Kinship, Labour power, and Business
The area of the Rai Coast in which I am currently undertaking fieldwork is rather isolated and, in local as well as metropolitan perception, underdeveloped. However this does not mean that monetary transaction is new to the people there. There is both a twice-weekly market, and a number of agricultural business ventures underway in the village where I live. I come back to market transactions later. Firstly though, I focus upon two cocoa fermentry businesses that exist there. I talk in general terms to spare any potential embarrassment on the part of participants, as the example is representative of many failures in business enterprise. This paper seeks to understand the reason for business failure through a discussion of different ownership regimes.
Opening a fermentry on the Rai Coast is a large undertaking in terms of labour, and a significant economic development in villages with at most a small trade store or poultry shed. Both labour, and perceived development, breed expectations of a wide dispersal of income. For example, although there is a vehicle road to the village, it is unserviceable for most of the year. Roads also require cars to run along them, and such large capital investments are beyond most inhabitants of this area. This means that labour is required for the portage of materials, for the collection of fuel, and for the heavy work of carrying the product (dry cocoa beans) to the coast where they may be transported by sea to the local town. The two fermentries which have been opened in the area to date have both relied on variations of residence group (kin) formations for the recruitment of labour.

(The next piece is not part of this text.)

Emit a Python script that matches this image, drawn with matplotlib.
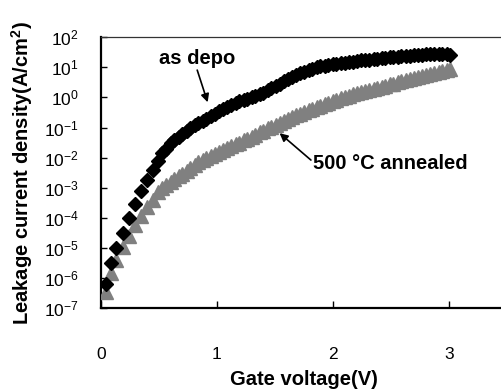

There is a rhetoric employed by the organisers of these businesses, which deploys the notion of communal enterprise by an extended family group, or a village community as a whole, to generate interest and willingness to provide labour. This rhetoric focuses on the self-sacrifice of the organiser in providing a ‘service’ (sevis) for his fellow community members, and thus his role in ‘changing’ (senisim) their backward rural existence. Promises are also made about access to the facilities. Others are told they will benefit. But these promises are generally also made in terms of the customary needs of the residence group. The form of words is usually; ‘we all face difficulties in finding enough wealth to fulfill our affinal obligations - for marriage, child and death payments. Whoever helps with this project will now be able to ask for a space (in the schedule) to buy and dry cocoa. The fermentry is for everyone and will help with the kinds of difficulties we all face’. The most recently established fermentry is employing a variation of this based on a ‘membership scheme’, which works in the same way, but requires the ‘family’ to express their willingness to assist by a small cash contribution to the pooled resources of the business, as well as provide the labour to run it. This particular fermentry had not yet come ‘on-line’ as it were at the end of 2000. But although the notion of membership appears to be a new departure, the same issues of recruitment and distribution had already become apparent in disputes over authority to use pooled membership resources.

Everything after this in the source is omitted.